Colombia’s government has decided to support a new app, board game and book with an investment of over $30,000. The app is aimed at teaching children and teenagers about cryptocurrency and stock market investing.
According to Cointelegraph Brazil, Henry Jean Velásquez suggested the game in response to a government call for new projects to promote financial literacy among young Colombians.
The game, called “B Coin: Learn to Invest in the Stock Market,” replicates retail trading in the following way, according to Velásquez:
“The user enters at once to invest and competes against two more players […] and has to interpret the movements of the stock market so as to buy and sell at the right time and earn money. S/he can buy stocks, cryptocurrencies, commodities and trade in the forex markets. Each asset has a specific trend that is simple to interpret.”
The government’s request for proposals is part of the Crea Digital Call 2021 framework, which was jointly announced by Colombia’s Ministry of Culture and Ministry of Science, Technology, and Innovation.
Velásquez will get 119 million pesos (approximately $31,000) as the winner and will be asked to deliver a reimagined version of his suggested game in November as a digital graphic novel for Windows and Android. B Coin will be distributed through prominent app stores starting in December.
According to Velásquez, as quoted in a Ministry of Science, Technology, and Innovation statement, “The project’s graphic and pedagogical features are being improved. We decided to turn it into a graphic novel so that it would be easier to teach after reaching a creative consensus.”
In addition to the updated edition, Velásquez plans to release a board game and a book by March 2022, bolstering the initiative even more.
According to studies undertaken by Velásquez’s organization Gameday, barely one percent of Colombian schools teach economic literacy.
His inspiration for B Coins is said to have come from a Colombian government decree from 2014, which mandated that financial and economic education be taught in Colombian schools so that children and young people can better grasp economics and the financial system’s dynamics.
As previously reported, several experts in the United States are concerned that American teenagers have gained an unfavorable opinion of trade as a result of the GameStop scandal.

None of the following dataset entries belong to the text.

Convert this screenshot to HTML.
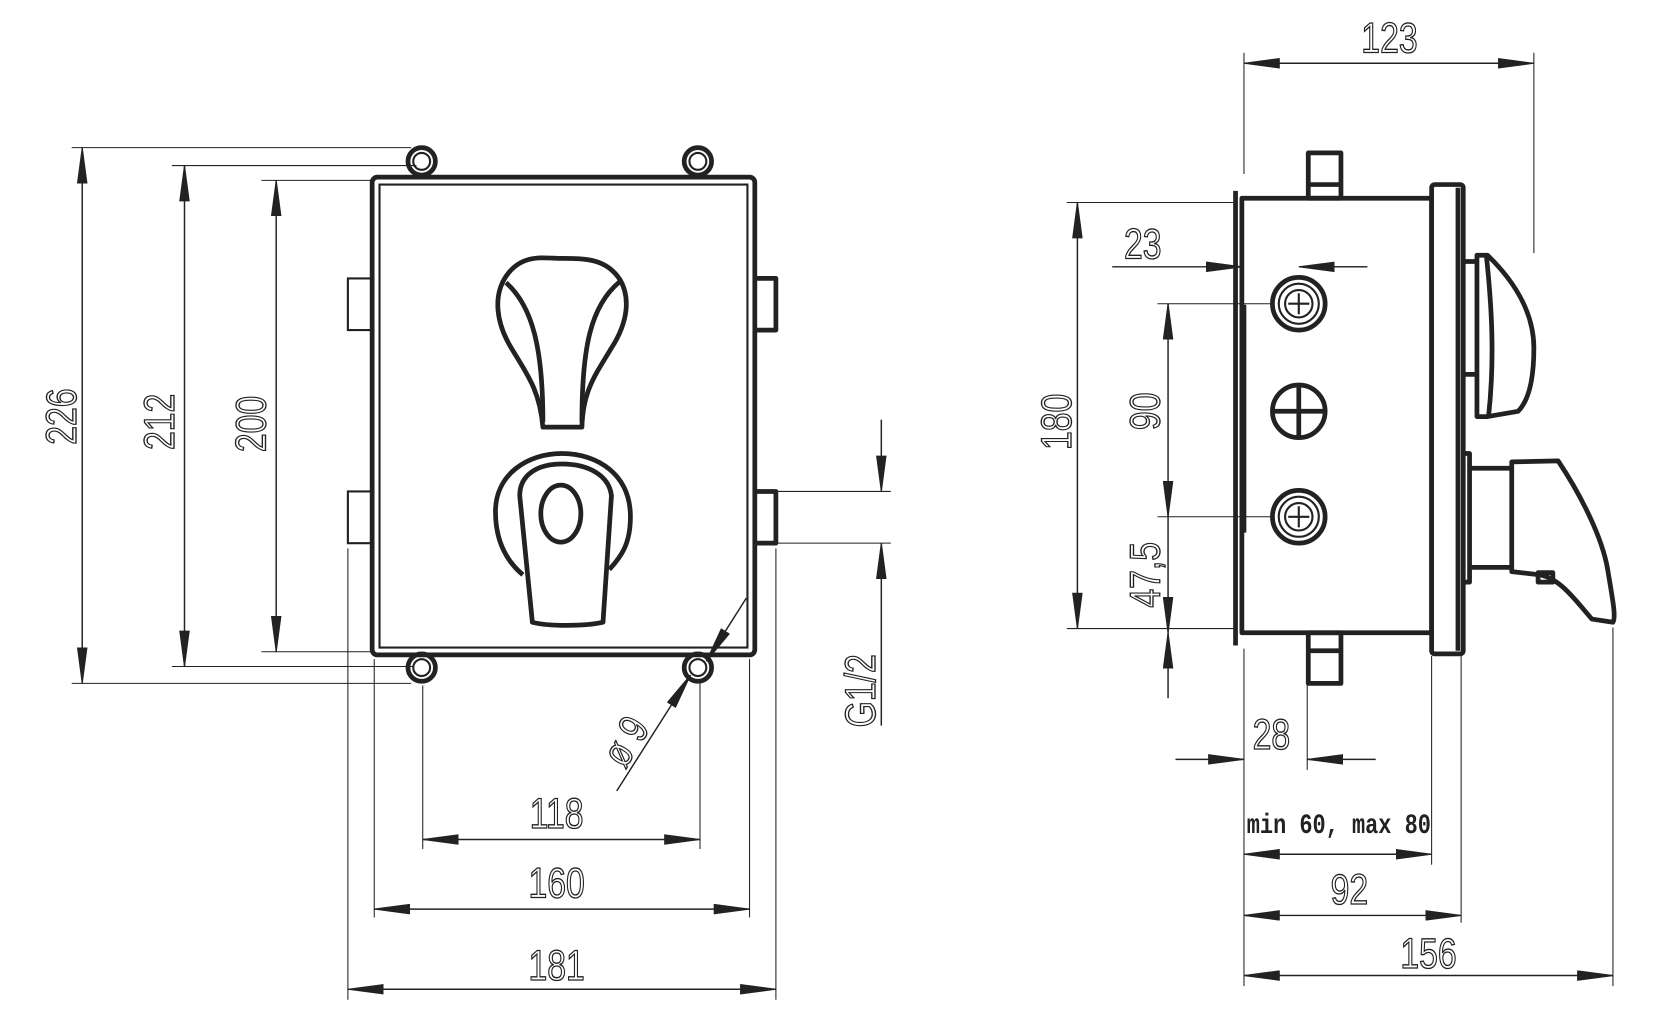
<!DOCTYPE html>
<html><head><meta charset="utf-8"><style>
html,body{margin:0;padding:0;background:#fff;}
svg{display:block;}
text{font-family:"Liberation Sans",sans-serif;font-size:40px;fill:none;stroke:#222;stroke-width:1.3;}
.b{fill:#222;stroke:none;font-family:"Liberation Mono",monospace;font-weight:bold;font-size:26px;}
.t{fill:none;stroke:#222;stroke-width:4.5;stroke-linejoin:round;}
.m{fill:none;stroke:#222;stroke-width:2;}
.d{fill:none;stroke:#222;stroke-width:1.4;}
.e{fill:none;stroke:#222;stroke-width:1;}
</style></head><body>
<svg width="1653" height="1023" viewBox="0 0 1568 970" preserveAspectRatio="none" xmlns="http://www.w3.org/2000/svg">
<defs>
<marker id="a" viewBox="0 0 34 10" refX="34" refY="5" markerWidth="34" markerHeight="10" markerUnits="userSpaceOnUse" orient="auto-start-reverse"><path d="M0,0 L34,4.5 L34,5.5 L0,10z" fill="#222"/></marker>
</defs>

<!-- LEFT VIEW -->
<rect x="353" y="168" width="363" height="453" rx="5" class="t"/>
<rect x="360" y="175" width="349" height="439" class="m" stroke-width="2.5"/>
<g class="t" stroke-width="3.5">
<circle cx="400" cy="153" r="13"/><circle cx="662" cy="153" r="13"/>
<circle cx="400" cy="633" r="13"/><circle cx="662" cy="633" r="13"/>
</g>
<g class="m" stroke-width="2.5">
<circle cx="400" cy="153" r="8"/><circle cx="662" cy="153" r="8"/>
<circle cx="400" cy="633" r="8"/><circle cx="662" cy="633" r="8"/>
<path d="M353,264 H330 V313 H353 M353,466 H330 V515 H353"/>
</g>
<g class="t" stroke-width="3">
<path d="M716,264 H736 V313 H716 M716,466 H736 V515 H716"/>
<!-- top handle -->
<path d="M515,405 C512,370 500,355 485,330 C470,305 468,280 480,262 C495,240 515,245 533,245 C555,245 575,245 588,265 C598,282 596,305 580,330 C565,355 553,370 552,405 Z"/>
<path d="M515,400 C515,330 505,290 480,268 M552,400 C552,330 560,290 588,267"/>
<!-- bottom handle -->
<path d="M496,545 C478,530 470,510 470,485 C470,450 500,430 533,430 C567,430 598,450 598,490 C598,515 590,527 578,540"/>
<path d="M505,590 L493,470 C493,450 510,440 533,440 C560,440 578,452 580,470 L572,590 C555,594 520,594 505,590 Z"/>
<ellipse cx="532" cy="487" rx="19" ry="27"/>
</g>

<!-- left dims -->
<g class="e">
<path d="M68,140 H390 M68,648 H390 M163,157 H395 M163,632 H392 M248,171 H355 M248,618 H355"/>
<path d="M401,650 V805 M664,648 V805 M355,625 V870 M711,625 V870 M330,520 V948 M736,520 V948"/>
<path d="M738,466 H845 M738,515 H845"/>
</g>
<g class="d">
<path d="M78,140 V648" marker-start="url(#a)" marker-end="url(#a)"/>
<path d="M175,157 V632" marker-start="url(#a)" marker-end="url(#a)"/>
<path d="M262,171 V618" marker-start="url(#a)" marker-end="url(#a)"/>
<path d="M401,796 H664" marker-start="url(#a)" marker-end="url(#a)"/>
<path d="M355,862 H711" marker-start="url(#a)" marker-end="url(#a)"/>
<path d="M330,938 H736" marker-start="url(#a)" marker-end="url(#a)"/>
<path d="M836,398 V466" marker-end="url(#a)"/>
<path d="M836,688 V515" marker-end="url(#a)"/>
<path d="M708,567 L670,627" marker-end="url(#a)"/>
<path d="M585,750 L655,640" marker-end="url(#a)"/>
</g>
<text transform="translate(72,395) rotate(-90) scale(0.8,1)" text-anchor="middle">226</text>
<text transform="translate(165,400) rotate(-90) scale(0.8,1)" text-anchor="middle">212</text>
<text transform="translate(252,402) rotate(-90) scale(0.8,1)" text-anchor="middle">200</text>
<text transform="translate(830,655) rotate(-90) scale(0.8,1)" text-anchor="middle">G1/2</text>
<text transform="translate(605,710) rotate(-58) scale(0.8,1)" text-anchor="middle">ø 9</text>
<text transform="translate(528,785) scale(0.8,1)" text-anchor="middle">118</text>
<text transform="translate(528,851) scale(0.8,1)" text-anchor="middle">160</text>
<text transform="translate(528,929) scale(0.8,1)" text-anchor="middle">181</text>

<!-- RIGHT VIEW -->
<g class="t" stroke-width="3">
<rect x="1178" y="188" width="180" height="412"/>
<path d="M1172,181 V612 M1180,289 V505"/>
<rect x="1241" y="145" width="31" height="43"/><path d="M1241,175 H1272"/>
<rect x="1241" y="600" width="31" height="48"/><path d="M1241,617 H1272"/>
<rect x="1358" y="175" width="30" height="445" rx="3"/>
<path d="M1383,178 V617"/>
<!-- top knob -->
<path d="M1388,248 H1401 M1388,355 H1401"/>
<path d="M1401,242 L1411,242 C1440,270 1455,300 1455,330 C1455,360 1450,380 1440,390 L1411,395 L1401,395 Z"/>
<path d="M1410,243 C1415,290 1418,340 1412,395"/>
<!-- lever -->
<path d="M1388,430 L1394,430 L1394,552 L1388,552"/>
<path d="M1394,444 H1434 M1394,538 H1434"/>
<path d="M1434,438 L1478,437 C1500,470 1520,510 1525,540 C1530,570 1533,585 1530,590 L1510,587 C1495,570 1480,548 1460,545 L1434,542 Z"/>
<rect x="1459" y="543" width="14" height="9"/>
</g>
<g class="t" stroke-width="4">
<circle cx="1232" cy="288" r="25"/><circle cx="1232" cy="490" r="25"/><circle cx="1232" cy="390" r="25"/>
<path d="M1232,365 V415 M1207,390 H1257"/>
</g>
<g class="m" stroke-width="1.5">
<circle cx="1232" cy="288" r="19"/><circle cx="1232" cy="288" r="13"/>
<circle cx="1232" cy="490" r="19"/><circle cx="1232" cy="490" r="13"/>
<path d="M1232,278 V298 M1222,288 H1242 M1232,480 V500 M1222,490 H1242"/>
</g>

<!-- right dims -->
<g class="e">
<path d="M1180,50 V165 M1455,50 V240"/>
<path d="M1012,192 H1170 M1012,596 H1170 M1098,288 H1207 M1098,490 H1207"/>
<path d="M1240,648 V730 M1180,615 V935 M1358,622 V820 M1386,622 V875 M1530,595 V935"/>
<path d="M1297,253 H1260"/>
</g>
<g class="d">
<path d="M1180,60 H1455" marker-start="url(#a)" marker-end="url(#a)"/>
<path d="M1022,192 V596" marker-start="url(#a)" marker-end="url(#a)"/>
<path d="M1055,253 H1178" marker-end="url(#a)"/>
<path d="M1297,253 H1232" marker-end="url(#a)"/>
<path d="M1108,288 V490" marker-start="url(#a)" marker-end="url(#a)"/>
<path d="M1108,490 V600" marker-end="url(#a)"/>
<path d="M1108,662 V600" marker-end="url(#a)"/>
<path d="M1115,720 H1180" marker-end="url(#a)"/>
<path d="M1305,720 H1240" marker-end="url(#a)"/>
<path d="M1180,810 H1358" marker-start="url(#a)" marker-end="url(#a)"/>
<path d="M1180,868 H1386" marker-start="url(#a)" marker-end="url(#a)"/>
<path d="M1180,925 H1530" marker-start="url(#a)" marker-end="url(#a)"/>
</g>
<text transform="translate(1318,50) scale(0.8,1)" text-anchor="middle">123</text>
<text transform="translate(1084,245) scale(0.8,1)" text-anchor="middle">23</text>
<text transform="translate(1016,400) rotate(-90) scale(0.8,1)" text-anchor="middle">180</text>
<text transform="translate(1100,390) rotate(-90) scale(0.8,1)" text-anchor="middle">90</text>
<text transform="translate(1100,545) rotate(-90) scale(0.8,1)" text-anchor="middle">47,5</text>
<text transform="translate(1206,710) scale(0.8,1)" text-anchor="middle">28</text>
<text class="b" transform="translate(1270,790) scale(0.8,1)" text-anchor="middle">min 60, max 80</text>
<text transform="translate(1280,857) scale(0.8,1)" text-anchor="middle">92</text>
<text transform="translate(1355,918) scale(0.8,1)" text-anchor="middle">156</text>
</svg>
</body></html>
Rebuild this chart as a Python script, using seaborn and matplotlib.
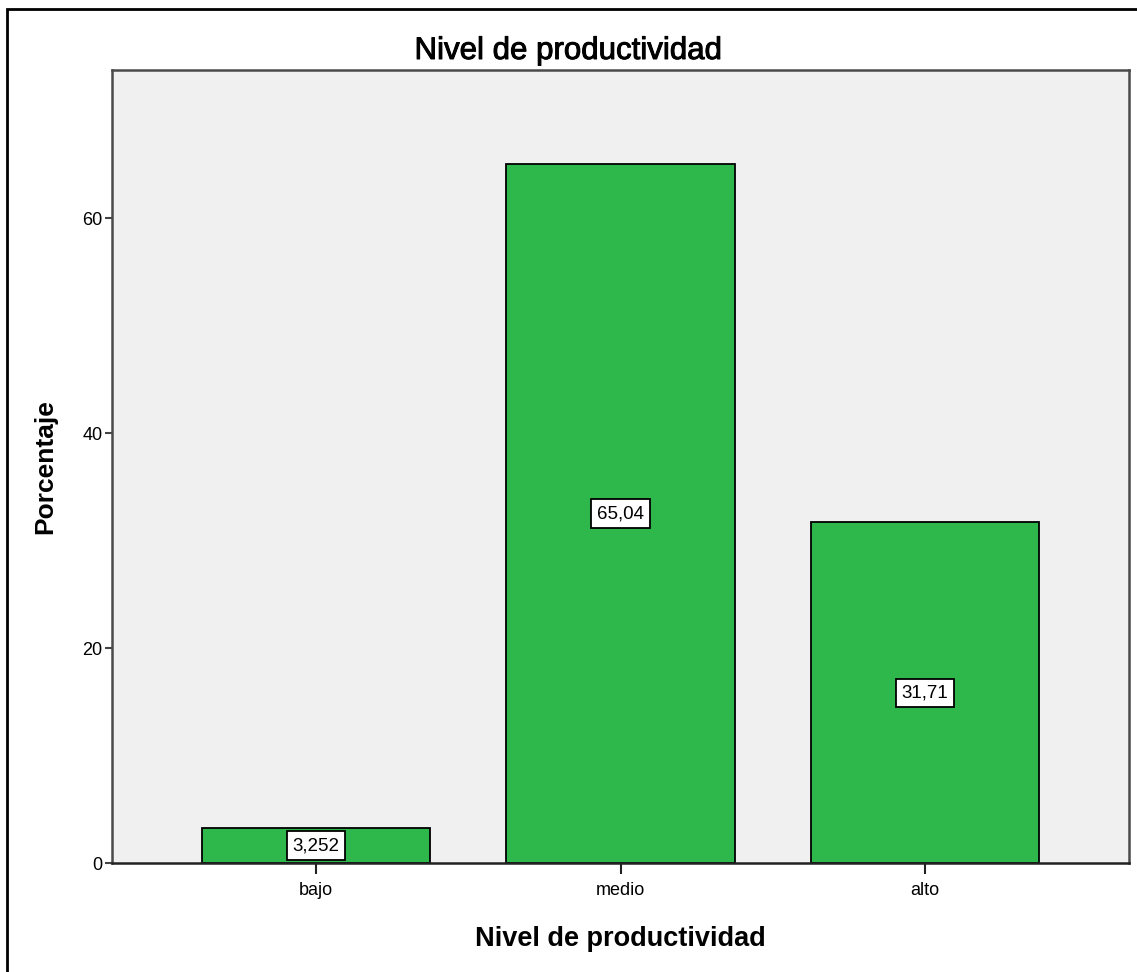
import matplotlib
matplotlib.use("Agg")
import matplotlib.pyplot as plt
import matplotlib.patches as mpatches
import matplotlib.patheffects as pe
import seaborn as sns
import pandas as pd

categories = ["bajo", "medio", "alto"]
percentages = [3.252, 65.04, 31.71]
y_ticks = [0, 20, 40, 60]

sns.set_style("white")
plt.rcParams["font.family"] = ["Liberation Sans", "DejaVu Sans"]

df = pd.DataFrame({"nivel": categories, "porcentaje": percentages})

fig = plt.figure(figsize=(11.37, 9.72), dpi=100)
ax = fig.add_axes([112 / 1137, 1 - 863 / 972, (1129 - 112) / 1137, (863 - 70) / 972])
ax.set_facecolor("#f0f0f0")

sns.barplot(data=df, x="nivel", y="porcentaje", order=categories, color="#2eb84b",
            saturation=1, edgecolor="black", linewidth=1.3, width=0.75, ax=ax)

ax.set_xlim(-0.67, 2.67)
ax.set_ylim(0, 73.8)
ax.set_yticks(y_ticks)
ax.set_yticklabels([str(t) for t in y_ticks])

for spine in ax.spines.values():
    spine.set_visible(True)
    spine.set_color("#4a4a4a")
    spine.set_linewidth(1.8)
ax.spines["bottom"].set_color("#222222")

ax.tick_params(axis="y", direction="out", length=5, width=1.5, color="#444444",
               labelsize=13, labelcolor="black", pad=2, left=True)
ax.tick_params(axis="x", direction="out", length=8, width=1.5, color="#222222",
               labelsize=13, labelcolor="black", pad=6, bottom=True)

# value labels in boxes at half bar height
for i, v in enumerate(percentages):
    txt = f"{v:.4g}".replace(".", ",")
    ax.text(i, v / 2, txt, ha="center", va="center", fontsize=13.5, color="black",
            bbox=dict(boxstyle="square,pad=0.3", facecolor="white",
                      edgecolor="black", linewidth=1.3))

ax.set_xlabel("Nivel de productividad", fontsize=19.5, fontweight="bold",
              color="black", labelpad=19)
ax.set_ylabel("Porcentaje", fontsize=19, fontweight="bold", color="black", labelpad=18)

# chart title, centred on the whole figure, slightly heavier than regular
fig.text(0.5, 1 - 59 / 972, "Nivel de productividad", ha="center", va="baseline",
         fontsize=22.5, color="black",
         path_effects=[pe.withStroke(linewidth=0.7, foreground="black")])

# outer frame around the whole figure (right and bottom edges fall outside)
frame = mpatches.Rectangle((6.5 / 1137, -10 / 972), 1.1, (972 - 8.5 + 10) / 972,
                           transform=fig.transFigure, fill=False,
                           edgecolor="black", linewidth=2)
fig.patches.append(frame)

fig.savefig("out.png", dpi=100, facecolor="white")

This has prompted efforts to persuade youngsters to change their attitudes by pushing pro-stock market educational programs, such as virtual stock market experiences and a curriculum meant to elucidate the fundamentals of investment.
South Korean experts, on the other hand, are concerned that millennials’ growing reliance on speculative investments like stocks and crypto, which are funded by borrowing, is putting them in a debt trap.
They’ve noticed that many younger people see day trading as a “once-in-a-lifetime opportunity” to get out of financial limbo and help them make ends meet in the face of an insecure employment market, stagnant earnings, and excessively expensive real-estate prices.